Almost as big a deal was a U.S. Navy contract awarded earlier in the month to expand the use of unmanned underwater vehicles and unmanned surface vehicles in dangerous minesweeping operations.

Seven defense contractors, including big names such as Harris Corp. (HRS), Science Applications International Corp. (SAIC), and Lockheed Martin (LMT), were all granted $100 million-plus awards totaling at least $846 million -- and potentially as much as $1.4 billion -- to design, test, and build equipment and software for the new robotic warships.

Missiles for Peace?

In another award -- and this is one that Lockheed Martin will get to keep all for itself -- the Pentagon brokered a deal in which Lockheed will sell $1.6 billion worth of Patriot surface-to-air missiles (600 in total) to Chinese neighbors Taiwan and South Korea, and also to buyers in the Persian Gulf region -- Qatar, the United Arab Emirates and Saudi Arabia.

The next day, the Pentagon served as intermediary on a separate contract that will see Raytheon (RTN) supply 355 Joint Stand-Off Weapon smart-bombs to Saudi Arabia (and a further 200 JSOWs to the U.S. Navy).

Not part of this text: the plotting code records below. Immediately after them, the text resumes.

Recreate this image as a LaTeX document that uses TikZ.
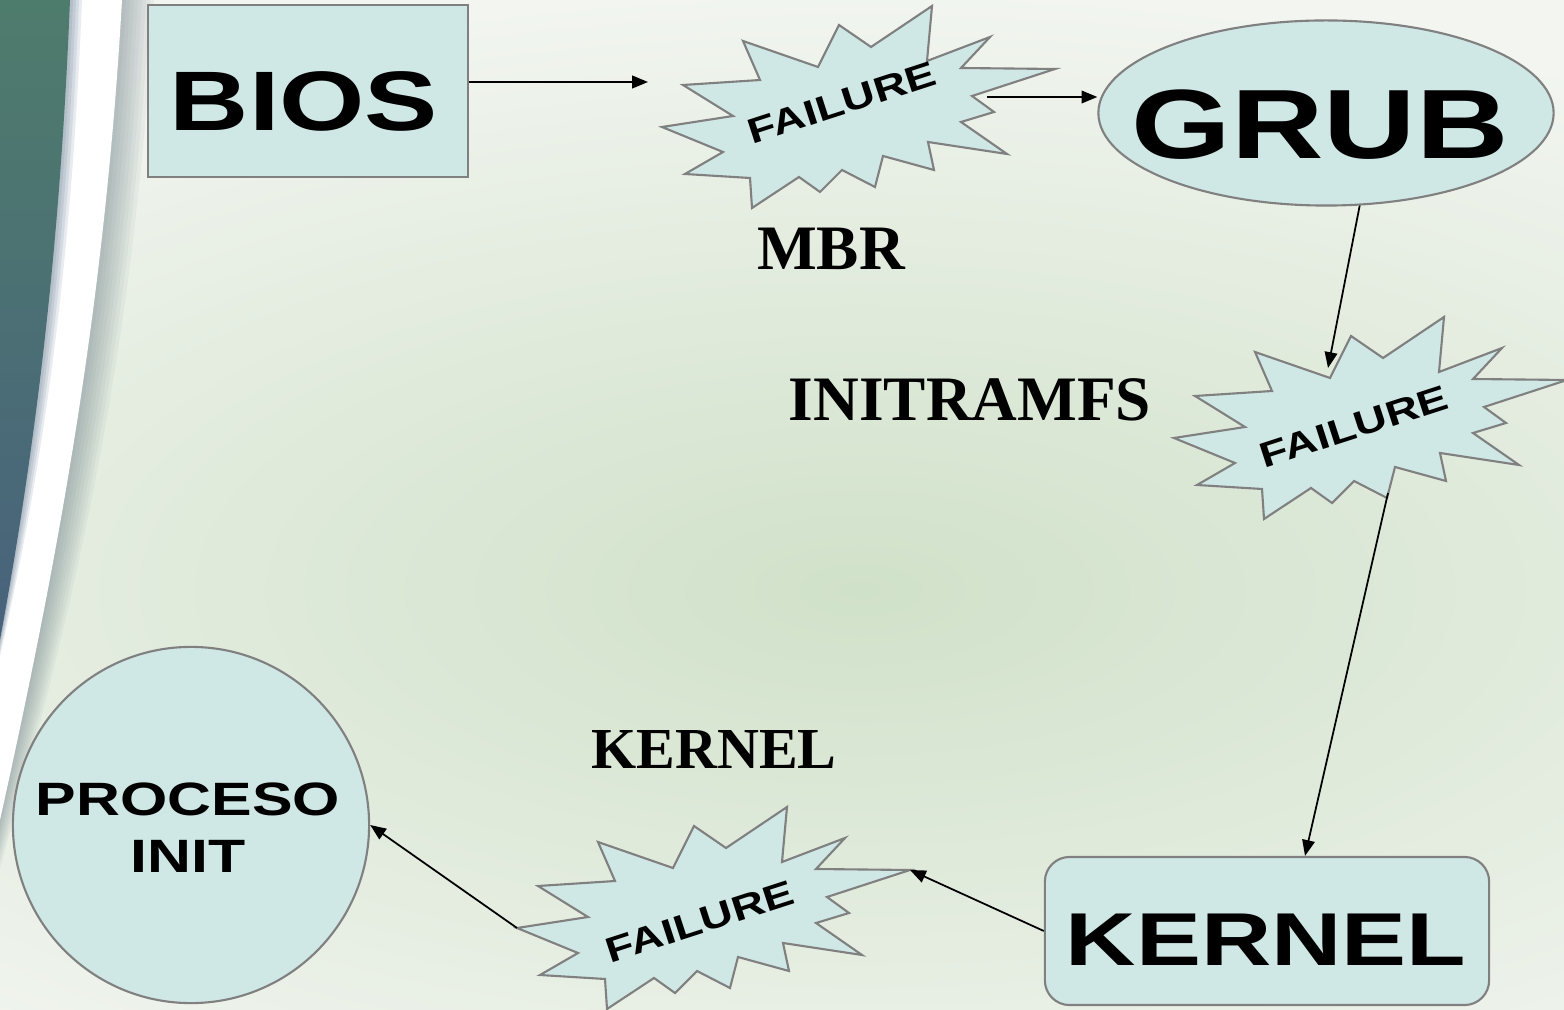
\documentclass[tikz,border=0pt]{standalone}
\usepackage{fontspec}
\newfontfamily\techfont[FakeStretch=1.3]{Liberation Sans}
\newfontfamily\tagfont{Liberation Serif}
\usetikzlibrary{arrows.meta,calc,shapes.geometric}
\definecolor{stagefill}{RGB}{207,231,229}
\definecolor{stageline}{RGB}{128,128,128}
\definecolor{bgmid}{RGB}{208,225,201}
\definecolor{bgedge}{RGB}{242,245,240}
\definecolor{bandtop}{RGB}{78,124,108}
\definecolor{bandbot}{RGB}{72,98,124}
\definecolor{bandshade}{RGB}{110,128,138}

\begin{document}
\begin{tikzpicture}[x=0.01cm, y=-0.01cm, >={Triangle[length=4.5pt,width=3.6pt]},
  stage/.style={draw=stageline, fill=stagefill, line width=0.6pt, inner sep=0pt},
  word/.style={font=\techfont\bfseries\fontsize{#1}{#1}\selectfont, inner sep=0pt},
  failure/.style={word=10, rotate=18},
  tag/.style={font=\tagfont\bfseries\fontsize{#1}{#1}\selectfont, inner sep=0pt},
  flow/.style={->, line width=0.5pt}]
  \useasboundingbox (0,0) rectangle (1564,1010);

  % slide background
  \begin{scope}
    \clip (0,0) rectangle (1564,1010);
    \fill[bgedge] (0,0) rectangle (1564,1010);
    \shade[inner color=bgmid, outer color=bgedge] (860,590) ellipse [x radius=1400, y radius=600];
    % soft shadow along the white stripe
    \foreach \k in {1,...,8}
      \fill[bandshade, opacity=0.07] (0,0) -- ({122+4*\k},0) .. controls ({105+4*\k},300) and ({60+4*\k},550) .. (0,{820+6*\k}) -- cycle;
    \fill[white] (0,0) -- (122,0) .. controls (105,300) and (60,550) .. (0,820) -- cycle;
    \foreach \k in {1,...,4}
      \fill[bandbot, opacity=0.12] (0,0) -- ({70+3*\k},0) .. controls ({60+3*\k},250) and ({35+3*\k},450) .. (0,{640+4*\k}) -- cycle;
    \shade[top color=bandtop, bottom color=bandbot] (0,0) -- (70,0) .. controls (60,250) and (35,450) .. (0,640) -- cycle;
  \end{scope}

  % the three failure bursts
  \foreach \x/\y in {858/107, 1370/418, 713/908}
    \filldraw[stage, shift={(\x,\y)}] (-196,20) -- (-125,9) -- (-175,-22) -- (-98,-27) -- (-115,-66) -- (-40,-40)
      -- (-19,-82) -- (13,-60) -- (74,-101) -- (69,-46) -- (132,-70) -- (103,-39) -- (197,-38) -- (114,-11)
      -- (136,5) -- (103,15) -- (149,47) -- (70,35) -- (76,63) -- (25,49) -- (17,80) -- (-16,63) -- (-38,85)
      -- (-59,70) -- (-106,101) -- (-108,71) -- (-173,67) -- (-135,45) -- cycle;
  \coordinate (f1w) at (648,82);
  \coordinate (f1e) at (987,97);
  \coordinate (f2n) at (1328,368);
  \coordinate (f2s) at (1388,493);
  \coordinate (f3e) at (910,870);
  \coordinate (f3w) at (517,928);

  % boot stages
  \node[stage, minimum width=3.2cm, minimum height=1.72cm] (bios) at (308,91) {};
  \node[stage, ellipse, minimum width=4.55cm, minimum height=1.85cm] (grub) at (1326,113) {};
  \node[stage, rounded corners=7pt, minimum width=4.44cm, minimum height=1.48cm] (kernel) at (1267,931) {};
  \node[stage, circle, minimum size=3.56cm] (init) at (191,825) {};

  \draw[flow] (f1w -| bios.east) -- (f1w);
  \draw[flow] (f1e) -- (f1e -| grub.west);
  \draw[flow] (grub.-70) -- (f2n);
  \draw[flow] (f2s) -- ($(kernel.north)+(38,0)$);
  \draw[flow] (kernel.west) -- (f3e);
  \draw[flow] (f3w) -- (init.east);

  \node[word=24] (biostxt) at (304,101) {BIOS};
  \node[word=28] (grubtxt) at (1320,125) {GRUB};
  \node[word=21.3] (kerneltxt) at (1266,940) {KERNEL};
  \node[word=13.3, align=center] (inittxt) at (188,828) {PROCESO\\[3pt]INIT};
  \node[failure] (f1) at (842,103) {FAILURE};
  \node[failure] (f2) at (1354,427) {FAILURE};
  \node[failure] (f3) at (700,922) {FAILURE};

  \node[tag=18] (mbr) at (831,249) {MBR};
  \node[tag=18] (initramfs) at (970,400) {INITRAMFS};
  \node[tag=16.5] (kerneltag) at (714,750) {KERNEL};
\end{tikzpicture}
\end{document}
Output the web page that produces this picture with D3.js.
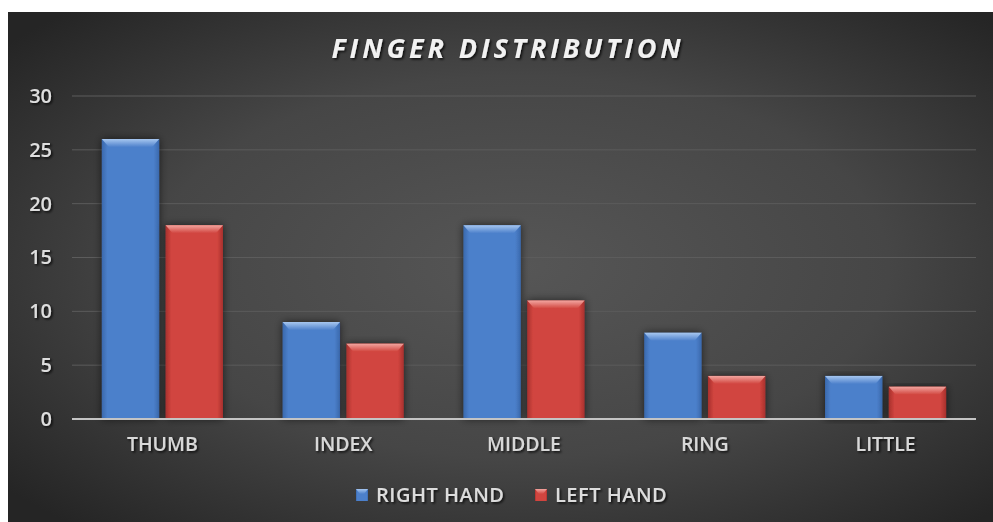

In total, this smart-bomb contract will be worth $180 million to Raytheon.

Uh-Oh! Better Get Maaco!

Not all Pentagon contracts are about blowing things up. Some are just about holding things together. In our final featured contract for the month of July, privately held Q.E.D. Systems and International Marine and Industrial Applicators -- a distant subsidiary of defense giant General Dynamics (GD), were hired to perform "preservation" work on U.S. Navy submarines.

Los Angeles-, Virginia- and Ohio-class nuclear submarines will get the full Maaco treatment, as they're sand-blasted and repainted to ward off rust and such. Q.E.D. will get $149 million for its work, and Industrial Marine $141 million.

These awards represent only a small sampling of the hundreds of contracts your tax dollars funded last month, of course. To see the rest, check out the Department of Defense contracts website.

$290 million for paint and body work?! Motley Fool contributor Rich Smith wonders if the Pentagon might be better off contracting with that other repair shop -- the one that declares "You're not going to pay a lot for this muffler." Rich owns shares of Raytheon. Follow him on Facebook for all the latest in defense news.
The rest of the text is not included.